Pragmatic goals aside, Henry said the program and those involved will also seek to protect civil liberties. “Nothing would undermine the work that everyone is doing so much as an egregious violation of civil liberties,” he said. “This is all about protecting American civil liberties.”
In order to accommodate the busy schedule of their targeted demographic, the classes will be conducted online because “the nature of their work is very unpredictable, very changeable,” Henry said. “They don’t have the luxury of being able to say that ‘I can commit to being in a classroom.’” It will also allow the program to develop a national base of students.
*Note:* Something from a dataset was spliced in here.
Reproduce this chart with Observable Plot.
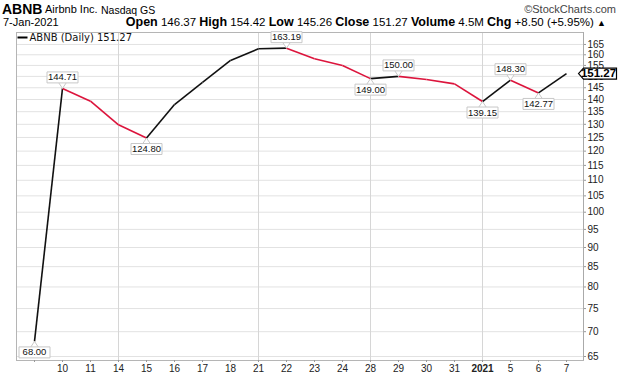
<!DOCTYPE html>
<html><head><meta charset="utf-8">
<script src="https://cdn.jsdelivr.net/npm/d3@7"></script>
<script src="https://cdn.jsdelivr.net/npm/@observablehq/plot@0.6"></script>
<style>
body{margin:0;background:#fff;font-family:"Liberation Sans",Arial,sans-serif;color:#000;}
#wrap{position:relative;width:620px;height:376px;overflow:hidden;}
#hdr{position:relative;height:30px;width:620px;}
#hdr span{position:absolute;white-space:nowrap;}
#chart{position:absolute;left:0;top:30px;}
</style></head>
<body><div id="wrap">
<div id="hdr">
 <span style="left:2px;top:1px;font-size:14px;font-weight:bold;">ABNB</span>
 <span style="left:45px;top:3px;font-size:11px;">Airbnb Inc.</span>
 <span style="left:101px;top:4px;font-size:10.5px;">Nasdaq GS</span>
 <span style="right:4px;top:3px;font-size:11px;color:#444;">©StockCharts.com</span>
 <span style="left:3px;top:16px;font-size:11px;">7-Jan-2021</span>
 <span id="ohlc" style="right:14px;top:15px;font-size:11.5px;"></span>
</div>
<div id="chart"></div>
</div>
<script>
// ---- data ----
const dates = ["9","10","11","14","15","16","17","18","21","22","23","24","28","29","30","31","2021","5","6","7"];
const closes = [68.00,144.71,139.3,129.8,124.80,137.9,147.3,157.3,162.9,163.19,158.1,155.0,149.00,150.00,148.6,146.7,139.15,148.30,142.77,151.27];
const labeledDates = ["9","10","15","22","28","29","2021","5","6"];
const labelSides = ["below","above","below","above","below","above","below","above","below"];
const yTicks = [65,70,75,80,85,90,95,100,105,110,115,120,125,130,135,140,145,150,155,160,165];
const weekStarts = ["14","21","28","2021"];
const headerFields = ["Open","High","Low","Close","Volume","Chg"];
const headerValues = ["146.37","154.42","145.26","151.27","4.5M","+8.50 (+5.95%)"];
const lastClose = 151.27;
const upColor = "#111111", downColor = "#dc143c";

// header
document.getElementById("ohlc").innerHTML = headerFields.map((f,i)=>
  `<b style="font-size:12.5px">${f}</b> ${headerValues[i]}`).join(" ") + ' <span style="position:static;font-size:9px">▲</span>';

// ---- derived tables ----
const segs = [];
for (let i = 1; i < dates.length; i++) {
  segs.push({x1: dates[i-1], y1: closes[i-1], x2: dates[i], y2: closes[i], up: closes[i] >= closes[i-1]});
}
const labels = labeledDates.map((d,i)=>({date:d, value: closes[dates.indexOf(d)], side: labelSides[i]}));
const fmt = v => v.toFixed(2);

function boxSym(w,h){return {draw(ctx){ctx.rect(-w/2,-h/2,w,h);}};}
const pointerUp = {draw(ctx){ctx.moveTo(-4,-6);ctx.lineTo(0,0);ctx.lineTo(4,-6);}};
const pointerDown = {draw(ctx){ctx.moveTo(-4,6);ctx.lineTo(0,0);ctx.lineTo(4,6);}};
const tagSym = {draw(ctx){ctx.moveTo(-19,0);ctx.lineTo(-14,-5.5);ctx.lineTo(19,-5.5);ctx.lineTo(19,5.5);ctx.lineTo(-14,5.5);ctx.closePath();}};
const dashSym = {draw(ctx){ctx.rect(-5,-1,10,2);}};

const above = labels.filter(d=>d.side==="above");
const below = labels.filter(d=>d.side==="below");
const F = "Liberation Sans, Arial, sans-serif";

const plot = Plot.plot({
  width: 620, height: 346,
  marginTop: 2, marginBottom: 16, marginLeft: 16, marginRight: 37,
  style: {fontFamily: F, fontSize: "10px", color: "#222", background: "#fff"},
  x: {type: "point", domain: dates, padding: 0.5, label: null},
  y: {type: "log", domain: [64.23, 171], label: null},
  marks: [
    Plot.gridY(yTicks, {stroke: "#e2e2e2", strokeOpacity: 1}),
    Plot.gridX(weekStarts, {stroke: "#d6d6d6", strokeOpacity: 1}),
    Plot.frame({anchor: "top", stroke: "#b5b5b5"}),
    Plot.frame({anchor: "left", stroke: "#b5b5b5"}),
    Plot.frame({anchor: "bottom", stroke: "#b5b5b5"}),
    Plot.frame({anchor: "right", stroke: "#aaa", strokeDasharray: "1,1"}),
    Plot.axisY(yTicks, {anchor: "right", tickSize: 2, tickPadding: 2, stroke: "#999", label: null, tickFormat: () => ""}),
    Plot.text(yTicks, {y: d => d, frameAnchor: "right", dx: 4, textAnchor: "start", text: d => String(d), fill: "#222", fontSize: 10, lineAnchor: "middle"}),
    Plot.axisX({anchor: "bottom", tickSize: 2, tickPadding: 2, stroke: "#999", fill: "#222", fontSize: 10, label: null,
      tickFormat: d => d === "9" ? "" : d}),
    Plot.link(segs, {x1: "x1", y1: "y1", x2: "x2", y2: "y2", stroke: d => d.up ? upColor : downColor, strokeWidth: 1.6}),
    // label pointers
    Plot.dot(above, {x: "date", y: "value", symbol: pointerUp, r: 3, stroke: "#c8c8c8", fill: "white", strokeWidth: 1}),
    Plot.dot(below, {x: "date", y: "value", symbol: pointerDown, r: 3, stroke: "#c8c8c8", fill: "white", strokeWidth: 1}),
    // label boxes
    Plot.dot(above, {x: "date", y: "value", dy: -11, symbol: boxSym(31,11), r: 3, stroke: "#c8c8c8", fill: "white", strokeWidth: 1}),
    Plot.dot(below, {x: "date", y: "value", dy: 11, symbol: boxSym(31,11), r: 3, stroke: "#c8c8c8", fill: "white", strokeWidth: 1}),
    Plot.text(above, {x: "date", y: "value", dy: -11, text: d => fmt(d.value), fill: "#111", fontSize: 9.5, lineAnchor: "middle"}),
    Plot.text(below, {x: "date", y: "value", dy: 11, text: d => fmt(d.value), fill: "#111", fontSize: 9.5, lineAnchor: "middle"}),
    // price tag at right
    Plot.dot([lastClose], {x: () => dates[dates.length-1], y: d => d, dx: 31, symbol: tagSym, r: 3, stroke: "#000", fill: "white", strokeWidth: 1.2}),
    Plot.text([lastClose], {x: () => dates[dates.length-1], y: d => d, dx: 32, text: d => fmt(d), fontWeight: "bold", fontSize: 11.5, fill: "#000", lineAnchor: "middle"}),
    // legend
    Plot.dot([0], {frameAnchor: "top-left", dx: 6, dy: 5, symbol: dashSym, r: 3, fill: "#000", stroke: null}),
    Plot.text([0], {frameAnchor: "top-left", dx: 13, dy: 5, text: () => "ABNB (Daily) " + fmt(lastClose), textAnchor: "start", lineAnchor: "middle", fontFamily: "DejaVu Sans", fontSize: 10, fill: "#111"})
  ]
});
document.getElementById("chart").appendChild(plot);
// bold the year tick label
d3.select(plot).selectAll("text").filter(function(){return this.textContent === "2021";}).attr("font-weight", "bold");
</script>
</body></html>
In Henry’s view, the asynchronous nature of the online dialogue allows for a greater depth of discussion because no questions get lost in the shuffle. “Everyone is in on all the conversations,” he said.
The discussions and readings will emphasize a case-study approach to learning. Among the five classes that will be offered the first semester are Constitutional Issues in Homeland Security Management, Domestic and International Terrorism, Homeland Security and the Private Sector, and The Intelligence Function in Homeland Security Management.
The Board of Advisors and the Senior Fellows of the Institute draw heavily on the expertise of the NYPD, which has received much praise for the changes it has made since the 9/11 attacks. Senior fellows, who will shoulder the teaching load, include Henry, Leo Callaghan, the recently retired special consul to the NYPD’s Deputy Inspector for Intelligence, Frank G. Straub, the current Director of Public Safety for White Plains and the former NYPD Assistant Commissioner for Counter-terrorism, and Dr. Keith Bryett, an international consultant on terrorism and law enforcement. William J. Bratton, the former NYPD Police Commissioner and the current Police Commissioner for the Los Angeles Police Department and Dan Mullin, a retired NYPD deputy chief and current director of security for Major League Baseball, are on the Board of Directors.
Henry emphasized the mixture of academic training and real world experience that the Senior Fellows and the members of the Board of Advisors share. “Our people have read 400 books and they’ve also done the work,” Henry said. “They can understand the subtleties and the nuances” that a purely academic approach may work might miss.
He continued, “Our overall goal, as reflected in our faculty, as reflected in our philosophy and in our curriculum is to unite theory and practice.”